The global financial crisis is expected to have a negative impact on the Bolivian economy. Effects will transmit into the economy through lower export prices and quantities, reduced amount of remittances and depressed foreign direct investment (FDI) flows. These shocks will bring about deficits in the current account and fiscal balances, foreign exchange reserves losses, sluggish economic growth and higher unemployment rates. The latest data available show that the economy is already experiencing the effects of the economic downturn, in the form of decreased exports revenues, sharp reductions in the rates of growth of foreign of exchange reserves and bank lending and a tendency towards a re-dollarisation of financial assets and liabilities.
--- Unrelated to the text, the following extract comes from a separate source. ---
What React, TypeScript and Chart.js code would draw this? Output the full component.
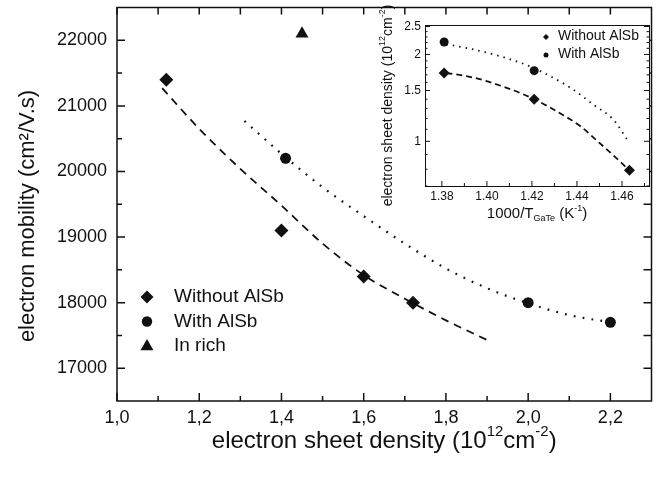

The Bolivian economy, however, is better prepared, at least in the short run, to cope with the negative effects of the crisis. The commodity export boom experienced between 2005 and 2008 has permitted the country to run sizable external and fiscal surpluses and accumulate foreign exchange reserves. The financial system has exhibited more prudent behaviour in recent years, by not expanding credit too much and increasing investments in highly liquid public bonds. Therefore, although banks are expected to be affected by the global financial crisis, they have high liquidity ratios and are not extremely exposed to risk.
The capacity of the Bolivian economy to offset the negative effects of the global crisis will depend on several factors, such as the severity and duration of the crisis and, above all, the quality of the policies that policymakers will implement to cope with the crisis. The government faces several trade-offs in implementing policies in order to cope with the effects of the crisis. The central bank, for instance, is committed to maintaining a fixed exchange rate, in order to reduce inflationary pressures and to avoid a re-dollarisation of the financial system. However, a fixed exchange rate policy has already brought about an exchange rate appreciation, which is hurting competitiveness of tradable activities.
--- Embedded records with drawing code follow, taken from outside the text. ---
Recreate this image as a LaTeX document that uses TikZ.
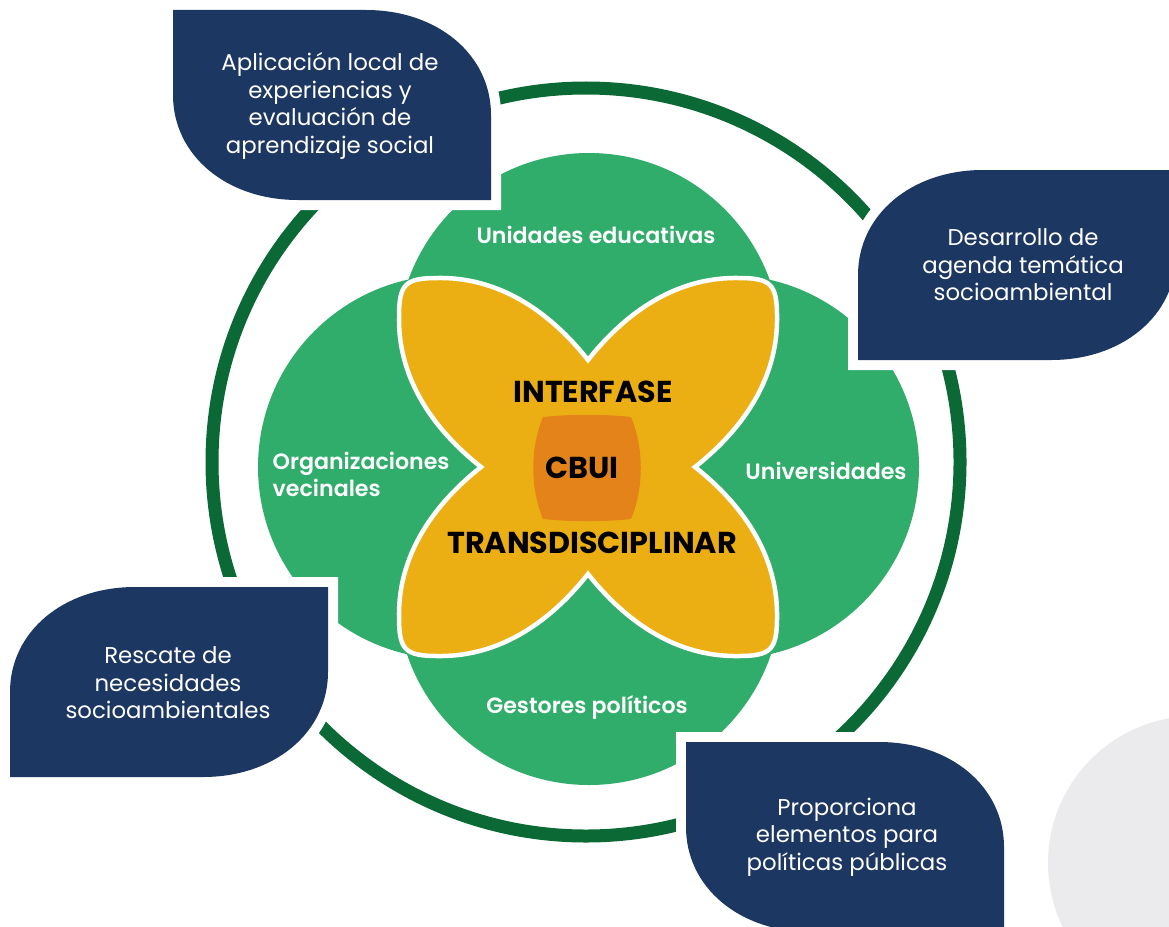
\documentclass[tikz,border=0pt]{standalone}
\usepackage{fontspec}
\setmainfont{Poppins}
\newfontface\semibold{Poppins SemiBold}
\definecolor{navy}{HTML}{1D3763}
\definecolor{leafgreen}{HTML}{30AD6B}
\definecolor{ringgreen}{HTML}{0A6934}
\definecolor{petal}{HTML}{ECAF13}
\definecolor{core}{HTML}{E3831A}
\definecolor{backdisc}{HTML}{EBEBED}
\tikzset{
  leaf/.pic={
    \fill[navy, preaction={draw=white, line width=2mm}]
      (0,0) -- (193,0) .. controls (265,0) and (318,45) .. (318,105)
      -- (318,190) -- (125,190) .. controls (53,190) and (0,145) .. (0,85) -- cycle;
  }
}
\begin{document}
\begin{tikzpicture}[x=0.1mm, y=-0.1mm,
  leaftxt/.style={text=white, align=center, inner sep=0pt, font=\fontsize{6.5}{7.8}\selectfont},
  grptxt/.style={text=white, inner sep=0pt, font=\semibold\fontsize{6.3}{7.8}\selectfont},
  coretxt/.style={text=black, inner sep=0pt, font=\bfseries\fontsize{8.6}{10}\selectfont}]
\clip (0,0) rectangle (1169,926);
\fill[backdisc] (1195,863) circle[radius=147];
\draw[ringgreen, line width=1.3mm] (586,462) circle[radius=374];
\foreach \cx/\cy in {589/345, 589/593, 450/467, 727/467}
{
    \fill[leafgreen] (\cx,\cy) circle[radius=192];
}
\fill[petal, draw=white, line width=0.45mm, shift={(588,467)}]
  (0,-107) .. controls (-30,-145) and (-80,-190) .. (-150,-189)
  .. controls (-183,-189) and (-189,-183) .. (-189,-150)
  .. controls (-190,-80) and (-145,-30) .. (-107,0)
  .. controls (-145,30) and (-190,80) .. (-189,150)
  .. controls (-189,183) and (-183,189) .. (-150,189)
  .. controls (-80,190) and (-30,145) .. (0,107)
  .. controls (30,145) and (80,190) .. (150,189)
  .. controls (183,189) and (189,183) .. (189,150)
  .. controls (190,80) and (145,30) .. (107,0)
  .. controls (145,-30) and (190,-80) .. (189,-150)
  .. controls (189,-183) and (183,-189) .. (150,-189)
  .. controls (80,-190) and (30,-145) .. (0,-107) -- cycle;
\fill[core, shift={(587,468)}]
  (-44,-51) .. controls (-15,-54) and (15,-54) .. (44,-51)
  .. controls (57,-20) and (57,20) .. (44,51)
  .. controls (15,54) and (-15,54) .. (-44,51)
  .. controls (-57,20) and (-57,-20) .. (-44,-51) -- cycle;

\node[grptxt, anchor=base] (educ) at (596,243) {Unidades educativas};
\node[grptxt, anchor=base] (univ) at (826,479) {Universidades};
\node[grptxt, anchor=base] (gest) at (587,713) {Gestores políticos};
\node[grptxt, align=left, anchor=north west] (orgs) at (272,451) {Organizaciones\\vecinales};
\node[coretxt, anchor=base] (interfase) at (593,402) {INTERFASE};
\node[coretxt, anchor=base] (cbui) at (582,478) {CBUI};
\node[coretxt, anchor=base] (transd) at (592,553) {TRANSDISCIPLINAR};

\pic at (173,10) {leaf};
\pic[xscale=-1] at (1176,170) {leaf};
\pic[xscale=-1] at (328,587) {leaf};
\pic at (686,742) {leaf};
\node[leaftxt] (aplica) at (330,106) {Aplicación local de\\experiencias y\\evaluación de\\aprendizaje social};
\node[leaftxt] (agenda) at (1023,265) {Desarrollo de\\agenda temática\\socioambiental};
\node[leaftxt] (rescate) at (168,683) {Rescate de\\necesidades\\socioambientales};
\node[leaftxt] (politicas) at (847,837) {Proporciona\\elementos para\\políticas públicas};
\end{tikzpicture}
\end{document}
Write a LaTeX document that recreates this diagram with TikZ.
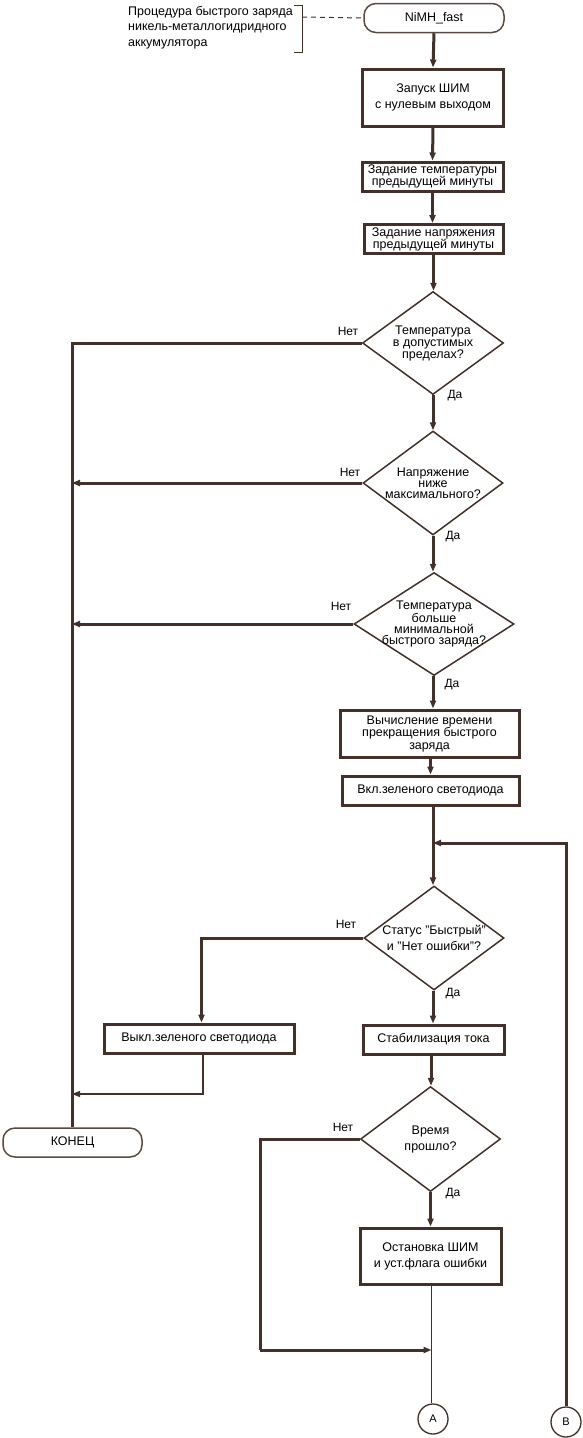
\documentclass[tikz,border=0pt]{standalone}
\usepackage{fontspec}
\setmainfont{Liberation Sans}
\usetikzlibrary{shapes.geometric,arrows.meta}
\definecolor{ln}{HTML}{43302A}
\definecolor{tm}{HTML}{5A4A42}
\begin{document}
\begin{tikzpicture}[x=1pt,y=-1pt,
  font=\fontsize{12.5}{12.5}\selectfont,
  proc/.style={draw=ln,line width=3pt,minimum height=#1,inner sep=1pt,align=center},
  proc/.default=29pt,
  dec/.style={diamond,draw=ln,line width=1.5pt,inner sep=-30pt,align=center},
  term/.style={draw=tm,line width=1.5pt,rounded corners=12pt,minimum height=29pt,inner sep=0pt},
  conn/.style={draw=ln,line width=1.3pt,circle,minimum size=30pt,inner sep=0pt,font=\fontsize{11}{11}\selectfont},
  fl/.style={draw=ln,line width=3pt},
  thin/.style={draw=ln,line width=1.3pt},
  arr/.style={-{Triangle[length=8pt,width=6pt]}},
  lbl/.style={font=\fontsize{12}{12}\selectfont,inner sep=0pt}
]
\useasboundingbox (0,0) rectangle (583,1438);
\fill[white] (0,0) rectangle (583,1438);

% start
\node[term,minimum width=140pt] (start) at (434,18) {NiMH\_fast};
\node[align=left,anchor=north west,inner sep=0pt,font=\fontsize{12.5}{15.5}\selectfont] (cmt) at (128,6)
  {Процедура быстрого заряда\\никель-металлогидридного\\аккумулятора};
\coordinate (bt) at (302,5);
\coordinate (bb) at (302,52);
\draw[thin,line width=1pt] (294,5) -- (bt) -- (bb) -- (294,52);
\coordinate (bm) at (302,17);
\draw[thin,line width=1pt,dash pattern=on 5pt off 4pt] (bm) -- (start.west);

% boxes
\node[proc=57pt,minimum width=141pt,font=\fontsize{12.5}{16}\selectfont] (b1) at (433,97.5) {Запуск ШИМ\\с нулевым выходом};
\node[proc,minimum width=141pt,font=\fontsize{12.5}{12}\selectfont] (b2) at (432.5,176.5) {Задание температуры\\предыдущей минуты};
\node[proc,minimum width=139pt,font=\fontsize{12.5}{12}\selectfont] (b3) at (433.5,239) {Задание напряжения\\предыдущей минуты};
\node[dec,minimum width=141pt,minimum height=103pt,font=\fontsize{12.5}{12}\selectfont] (d1) at (433,343) {Температура\\в допустимых\\пределах?};
\node[dec,minimum width=140pt,minimum height=104pt,font=\fontsize{12.5}{11}\selectfont] (d2) at (433,483) {Напряжение\\ниже\\максимального?};
\node[dec,minimum width=160pt,minimum height=103pt,font=\fontsize{12.5}{11}\selectfont] (d3) at (434,624) {Температура\\больше\\минимальной\\быстрого заряда?};
\node[proc=47pt,minimum width=179pt,font=\fontsize{12.5}{12.5}\selectfont] (b4) at (429.5,733.5) {Вычисление времени\\прекращения быстрого\\заряда};
\node[proc,minimum width=177pt] (b5) at (430.5,790.5) {Вкл.зеленого светодиода};
\node[dec,minimum width=140pt,minimum height=104pt,font=\fontsize{12.5}{16}\selectfont] (d4) at (434,938) {Статус "Быстрый"\\и "Нет ошибки"?};
\node[proc,minimum width=190pt] (b6) at (199,1038.5) {Выкл.зеленого светодиода};
\node[proc,minimum width=141pt] (b7) at (433.5,1039.5) {Стабилизация тока};
\node[term,minimum width=139pt] (end) at (72.5,1142.5) {КОНЕЦ};
\node[dec,minimum width=140pt,minimum height=105pt,font=\fontsize{12.5}{16}\selectfont] (d5) at (430.5,1139) {Время\\прошло?};
\node[proc=56pt,minimum width=141pt,font=\fontsize{12.5}{16}\selectfont] (b8) at (430.5,1256) {Остановка ШИМ\\и уст.флага ошибки};
\node[conn] (ca) at (433,1419) {A};
\node[conn] (cb) at (566,1422) {B};

% main flow
\draw[fl,arr] (start.south) -- (b1.north);
\draw[fl,arr] (b1.south) -- (b2.north);
\draw[fl,arr] (b2.south) -- (b3.north -| b2.south);
\draw[fl,arr] (b3.south) -- (d1.north -| b3.south);
\draw[fl,arr] (d1.south) -- (d2.north);
\draw[fl,arr] (d2.south) -- (d3.north -| d2.south);
\draw[fl,arr] (d3.south -| d2.south) -- (b4.north -| d2.south);
\draw[fl,arr] (b4.south -| 430.5,0) -- (b5.north);
\coordinate (jb) at (433,843);
\draw[fl] (b5.south -| jb) -- (jb);
\draw[fl,arr] (jb) -- (d4.north -| jb);
\draw[fl,arr] (d4.south -| jb) -- (b7.north -| jb);
\draw[fl,arr] (b7.south -| 431,0) -- (d5.north -| 431,0);
\draw[fl,arr] (d5.south) -- (b8.north);
\coordinate (ja) at (431.5,1350);
\draw[thin] (b8.south -| ja) -- (ja) -- (ca.north -| ja);

% left bus
\coordinate (lt) at (72,343);
\draw[fl] (d1.west) -- (lt) -- (end.north -| lt);
\draw[fl,arr] (d2.west) -- (d2.west -| lt);
\draw[fl,arr] (d3.west) -- (d3.west -| lt);

% no-branch of d4
\coordinate (n4) at (201.5,938);
\draw[fl,arr] (d4.west) -- (n4) -- (b6.north -| n4);
\coordinate (n6) at (203,1094);
\draw[thin,arr] (b6.south -| n6) -- (n6) -- (n6 -| lt);

% no-branch of d5
\coordinate (n5) at (260,1139);
\coordinate (n5b) at (260,1350);
\draw[fl] (d5.west) -- (n5) -- (n5b);
\draw[fl,arr] (n5b) -- (ja);

% B loop
\coordinate (bl) at (566,843);
\draw[fl,arr] (cb.north) -- (bl) -- (jb);

% labels
\node[lbl] (l1n) at (348,331) {Нет};
\node[lbl] (l1y) at (455,396) {Да};
\node[lbl] (l2n) at (350,472) {Нет};
\node[lbl] (l2y) at (453,537) {Да};
\node[lbl] (l3n) at (341,606) {Нет};
\node[lbl] (l3y) at (452,685) {Да};
\node[lbl] (l4n) at (346,924) {Нет};
\node[lbl] (l4y) at (453,994) {Да};
\node[lbl] (l5n) at (343,1127) {Нет};
\node[lbl] (l5y) at (453,1194) {Да};
\end{tikzpicture}
\end{document}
Furthermore, the government has room to implement countercyclical fiscal policies, by resorting to the deposits accumulated in the central bank during the export boom years. During 2009, the government is planning to expand public investment and to increase direct transfers to the population. However, these policies are not likely to offset the negative effects that the crisis will have on growth and employment. More efforts should be made to improve the quality of public spending, in order to maximise its impact on economic growth, employment creation and poverty reduction.